- _Objective_
Line by line, repeat the data below exactly, beginning at the first line and ending at the line with "1, -2, -5, 4, 3];". Omit pictures.

::: Data provided :::

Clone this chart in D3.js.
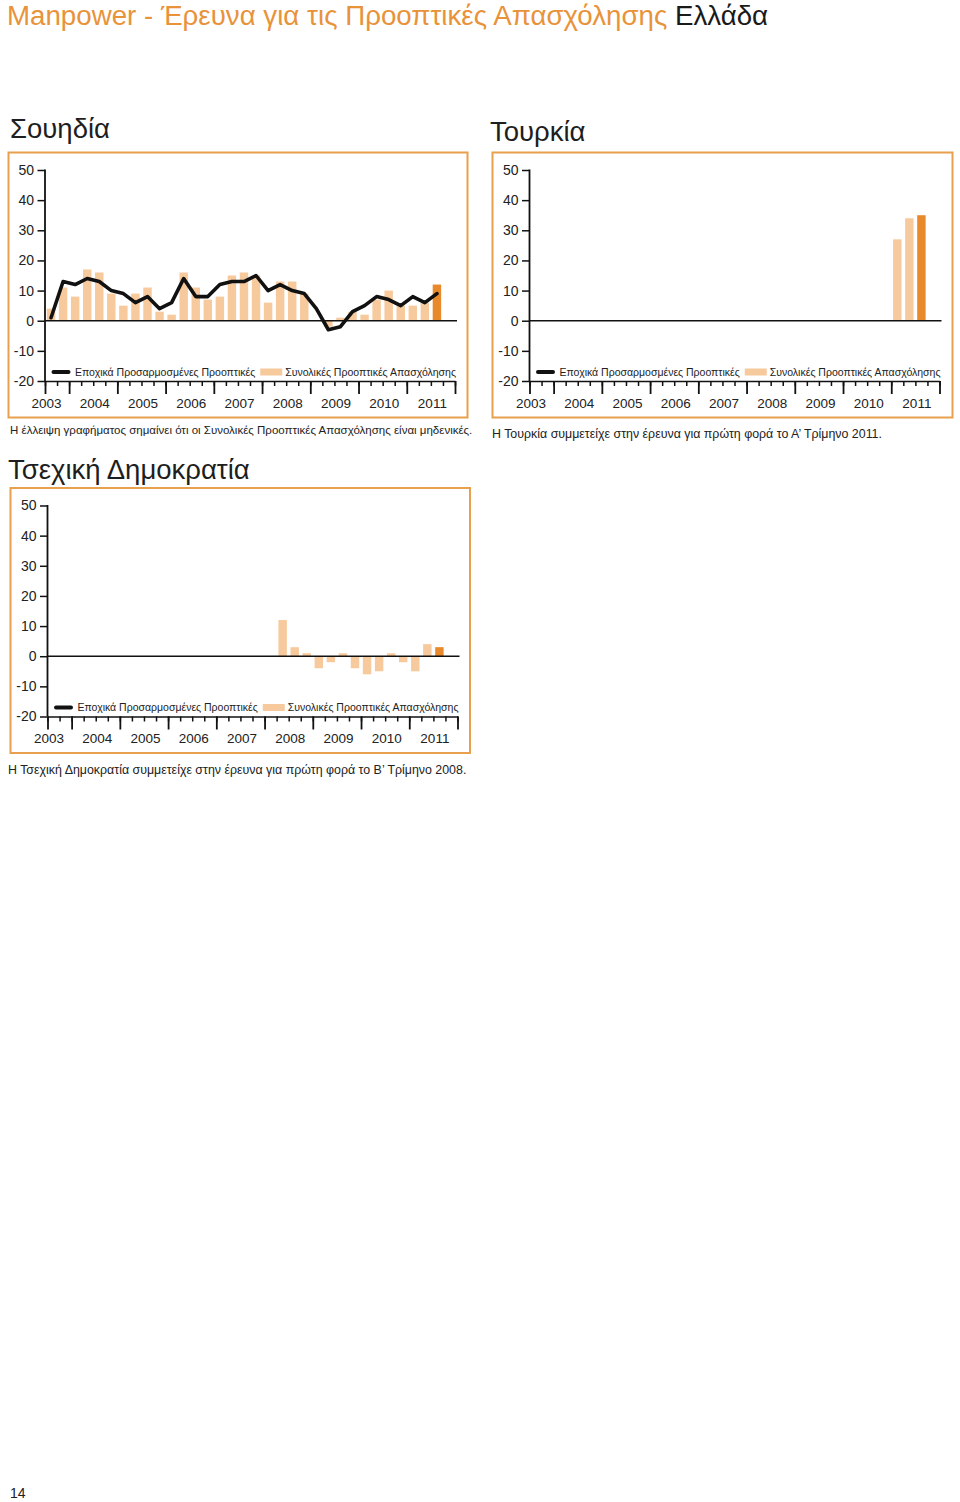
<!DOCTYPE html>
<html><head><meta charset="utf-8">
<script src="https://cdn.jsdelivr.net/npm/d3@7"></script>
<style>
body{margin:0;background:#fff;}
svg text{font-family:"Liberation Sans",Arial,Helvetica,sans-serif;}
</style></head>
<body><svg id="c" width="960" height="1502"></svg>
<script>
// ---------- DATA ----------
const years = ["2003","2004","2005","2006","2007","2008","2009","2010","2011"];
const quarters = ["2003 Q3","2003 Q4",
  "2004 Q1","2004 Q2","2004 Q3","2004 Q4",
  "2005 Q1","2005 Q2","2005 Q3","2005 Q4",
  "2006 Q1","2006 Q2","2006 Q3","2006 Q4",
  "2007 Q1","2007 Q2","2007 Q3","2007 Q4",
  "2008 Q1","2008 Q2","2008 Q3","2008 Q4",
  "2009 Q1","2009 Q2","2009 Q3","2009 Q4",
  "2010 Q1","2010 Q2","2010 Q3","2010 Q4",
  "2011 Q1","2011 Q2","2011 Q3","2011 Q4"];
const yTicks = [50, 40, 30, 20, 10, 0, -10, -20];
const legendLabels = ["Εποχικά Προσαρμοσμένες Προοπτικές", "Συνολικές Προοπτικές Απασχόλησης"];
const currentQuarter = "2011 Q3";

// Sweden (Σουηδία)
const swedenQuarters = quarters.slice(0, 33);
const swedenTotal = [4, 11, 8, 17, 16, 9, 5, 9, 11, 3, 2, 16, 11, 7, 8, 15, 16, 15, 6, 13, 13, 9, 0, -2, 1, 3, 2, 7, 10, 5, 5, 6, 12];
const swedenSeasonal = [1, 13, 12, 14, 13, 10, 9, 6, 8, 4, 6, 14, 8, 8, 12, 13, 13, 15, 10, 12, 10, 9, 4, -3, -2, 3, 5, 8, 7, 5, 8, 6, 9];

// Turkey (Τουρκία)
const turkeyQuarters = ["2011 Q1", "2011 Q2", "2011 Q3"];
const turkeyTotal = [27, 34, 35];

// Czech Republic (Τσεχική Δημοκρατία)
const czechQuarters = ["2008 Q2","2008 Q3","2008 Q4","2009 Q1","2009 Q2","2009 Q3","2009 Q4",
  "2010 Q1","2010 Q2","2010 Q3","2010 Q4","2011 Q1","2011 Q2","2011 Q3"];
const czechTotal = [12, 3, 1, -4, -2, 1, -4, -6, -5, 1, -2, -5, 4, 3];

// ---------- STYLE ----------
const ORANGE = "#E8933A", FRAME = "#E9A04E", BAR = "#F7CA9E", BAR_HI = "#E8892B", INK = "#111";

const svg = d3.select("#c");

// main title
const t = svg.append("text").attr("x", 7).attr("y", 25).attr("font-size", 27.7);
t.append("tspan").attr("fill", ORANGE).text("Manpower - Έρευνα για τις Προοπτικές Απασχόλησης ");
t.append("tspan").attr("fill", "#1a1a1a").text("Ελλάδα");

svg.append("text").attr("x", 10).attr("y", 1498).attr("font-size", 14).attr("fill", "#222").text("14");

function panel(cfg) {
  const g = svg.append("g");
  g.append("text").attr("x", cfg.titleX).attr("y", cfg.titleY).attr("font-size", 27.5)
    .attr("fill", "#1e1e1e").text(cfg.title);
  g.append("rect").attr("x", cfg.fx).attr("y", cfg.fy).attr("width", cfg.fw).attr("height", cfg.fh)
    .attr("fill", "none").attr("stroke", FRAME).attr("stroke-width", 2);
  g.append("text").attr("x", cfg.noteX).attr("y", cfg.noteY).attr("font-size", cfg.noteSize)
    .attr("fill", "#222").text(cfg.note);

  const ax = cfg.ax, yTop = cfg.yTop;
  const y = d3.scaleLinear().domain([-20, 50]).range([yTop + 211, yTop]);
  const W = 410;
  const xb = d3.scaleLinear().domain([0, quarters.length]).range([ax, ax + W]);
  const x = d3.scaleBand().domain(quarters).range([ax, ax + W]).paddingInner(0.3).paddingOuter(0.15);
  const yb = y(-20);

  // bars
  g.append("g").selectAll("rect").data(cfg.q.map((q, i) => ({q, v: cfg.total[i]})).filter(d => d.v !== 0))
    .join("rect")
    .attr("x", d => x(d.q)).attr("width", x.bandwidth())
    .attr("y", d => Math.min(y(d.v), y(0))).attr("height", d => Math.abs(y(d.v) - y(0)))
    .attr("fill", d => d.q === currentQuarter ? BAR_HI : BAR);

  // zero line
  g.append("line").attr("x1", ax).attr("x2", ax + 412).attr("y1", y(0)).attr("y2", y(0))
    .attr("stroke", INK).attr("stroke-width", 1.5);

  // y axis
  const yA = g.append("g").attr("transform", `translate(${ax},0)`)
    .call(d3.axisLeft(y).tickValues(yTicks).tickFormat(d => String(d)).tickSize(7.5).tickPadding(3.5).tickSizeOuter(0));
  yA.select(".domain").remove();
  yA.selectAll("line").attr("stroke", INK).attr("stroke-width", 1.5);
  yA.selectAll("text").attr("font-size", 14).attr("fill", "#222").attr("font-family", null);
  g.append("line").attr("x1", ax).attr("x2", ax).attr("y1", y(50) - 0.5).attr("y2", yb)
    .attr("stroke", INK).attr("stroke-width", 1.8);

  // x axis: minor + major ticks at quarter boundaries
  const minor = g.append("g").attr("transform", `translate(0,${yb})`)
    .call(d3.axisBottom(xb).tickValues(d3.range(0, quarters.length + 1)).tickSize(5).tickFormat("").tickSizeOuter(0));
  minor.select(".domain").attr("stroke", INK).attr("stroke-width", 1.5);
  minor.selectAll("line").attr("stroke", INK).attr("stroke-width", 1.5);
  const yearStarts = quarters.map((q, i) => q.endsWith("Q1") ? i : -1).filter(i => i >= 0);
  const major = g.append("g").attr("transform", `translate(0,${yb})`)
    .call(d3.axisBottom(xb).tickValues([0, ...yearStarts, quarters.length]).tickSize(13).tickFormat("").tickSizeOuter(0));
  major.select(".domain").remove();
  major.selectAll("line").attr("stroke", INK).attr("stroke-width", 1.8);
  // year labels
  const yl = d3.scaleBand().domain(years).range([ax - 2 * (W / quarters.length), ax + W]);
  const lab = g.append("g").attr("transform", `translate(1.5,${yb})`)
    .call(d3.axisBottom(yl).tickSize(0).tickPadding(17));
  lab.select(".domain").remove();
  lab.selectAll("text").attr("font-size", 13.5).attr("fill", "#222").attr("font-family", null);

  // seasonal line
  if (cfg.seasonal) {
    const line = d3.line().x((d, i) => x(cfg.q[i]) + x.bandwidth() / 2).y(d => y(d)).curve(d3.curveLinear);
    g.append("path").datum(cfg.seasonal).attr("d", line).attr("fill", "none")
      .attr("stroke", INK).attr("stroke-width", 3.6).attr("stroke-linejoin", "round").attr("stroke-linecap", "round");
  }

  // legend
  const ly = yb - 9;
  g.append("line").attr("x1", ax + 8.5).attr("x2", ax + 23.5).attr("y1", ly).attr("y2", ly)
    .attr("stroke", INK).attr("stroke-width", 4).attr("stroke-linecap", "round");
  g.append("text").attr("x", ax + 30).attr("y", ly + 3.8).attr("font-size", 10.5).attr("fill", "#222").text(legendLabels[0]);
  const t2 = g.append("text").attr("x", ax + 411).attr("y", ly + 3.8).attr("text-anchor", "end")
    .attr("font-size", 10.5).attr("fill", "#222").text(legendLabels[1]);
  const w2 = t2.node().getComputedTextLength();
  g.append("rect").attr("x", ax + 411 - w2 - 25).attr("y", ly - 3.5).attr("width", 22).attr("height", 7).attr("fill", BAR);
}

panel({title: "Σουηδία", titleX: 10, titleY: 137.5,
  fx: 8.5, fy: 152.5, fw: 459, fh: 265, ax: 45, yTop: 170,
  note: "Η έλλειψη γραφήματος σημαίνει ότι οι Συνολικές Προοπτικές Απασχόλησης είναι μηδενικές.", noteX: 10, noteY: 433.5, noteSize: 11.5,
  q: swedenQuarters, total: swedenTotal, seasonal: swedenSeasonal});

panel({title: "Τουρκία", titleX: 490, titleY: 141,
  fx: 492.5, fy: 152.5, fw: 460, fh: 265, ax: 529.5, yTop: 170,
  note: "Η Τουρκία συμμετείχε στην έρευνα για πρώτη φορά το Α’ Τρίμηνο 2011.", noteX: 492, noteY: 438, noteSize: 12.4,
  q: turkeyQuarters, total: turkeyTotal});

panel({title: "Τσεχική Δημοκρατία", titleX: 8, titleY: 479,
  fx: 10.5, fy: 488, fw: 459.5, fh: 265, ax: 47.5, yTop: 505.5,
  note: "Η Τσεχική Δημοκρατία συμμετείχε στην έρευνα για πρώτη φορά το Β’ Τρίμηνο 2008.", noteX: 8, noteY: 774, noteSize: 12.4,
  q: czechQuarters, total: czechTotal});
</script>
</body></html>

:::

- _Answer to this exercise_
Clone this chart in D3.js.
<!DOCTYPE html>
<html><head><meta charset="utf-8">
<script src="https://cdn.jsdelivr.net/npm/d3@7"></script>
<style>
body{margin:0;background:#fff;}
svg text{font-family:"Liberation Sans",Arial,Helvetica,sans-serif;}
</style></head>
<body><svg id="c" width="960" height="1502"></svg>
<script>
// ---------- DATA ----------
const years = ["2003","2004","2005","2006","2007","2008","2009","2010","2011"];
const quarters = ["2003 Q3","2003 Q4",
  "2004 Q1","2004 Q2","2004 Q3","2004 Q4",
  "2005 Q1","2005 Q2","2005 Q3","2005 Q4",
  "2006 Q1","2006 Q2","2006 Q3","2006 Q4",
  "2007 Q1","2007 Q2","2007 Q3","2007 Q4",
  "2008 Q1","2008 Q2","2008 Q3","2008 Q4",
  "2009 Q1","2009 Q2","2009 Q3","2009 Q4",
  "2010 Q1","2010 Q2","2010 Q3","2010 Q4",
  "2011 Q1","2011 Q2","2011 Q3","2011 Q4"];
const yTicks = [50, 40, 30, 20, 10, 0, -10, -20];
const legendLabels = ["Εποχικά Προσαρμοσμένες Προοπτικές", "Συνολικές Προοπτικές Απασχόλησης"];
const currentQuarter = "2011 Q3";

// Sweden (Σουηδία)
const swedenQuarters = quarters.slice(0, 33);
const swedenTotal = [4, 11, 8, 17, 16, 9, 5, 9, 11, 3, 2, 16, 11, 7, 8, 15, 16, 15, 6, 13, 13, 9, 0, -2, 1, 3, 2, 7, 10, 5, 5, 6, 12];
const swedenSeasonal = [1, 13, 12, 14, 13, 10, 9, 6, 8, 4, 6, 14, 8, 8, 12, 13, 13, 15, 10, 12, 10, 9, 4, -3, -2, 3, 5, 8, 7, 5, 8, 6, 9];

// Turkey (Τουρκία)
const turkeyQuarters = ["2011 Q1", "2011 Q2", "2011 Q3"];
const turkeyTotal = [27, 34, 35];

// Czech Republic (Τσεχική Δημοκρατία)
const czechQuarters = ["2008 Q2","2008 Q3","2008 Q4","2009 Q1","2009 Q2","2009 Q3","2009 Q4",
  "2010 Q1","2010 Q2","2010 Q3","2010 Q4","2011 Q1","2011 Q2","2011 Q3"];
const czechTotal = [12, 3, 1, -4, -2, 1, -4, -6, -5, 1, -2, -5, 4, 3];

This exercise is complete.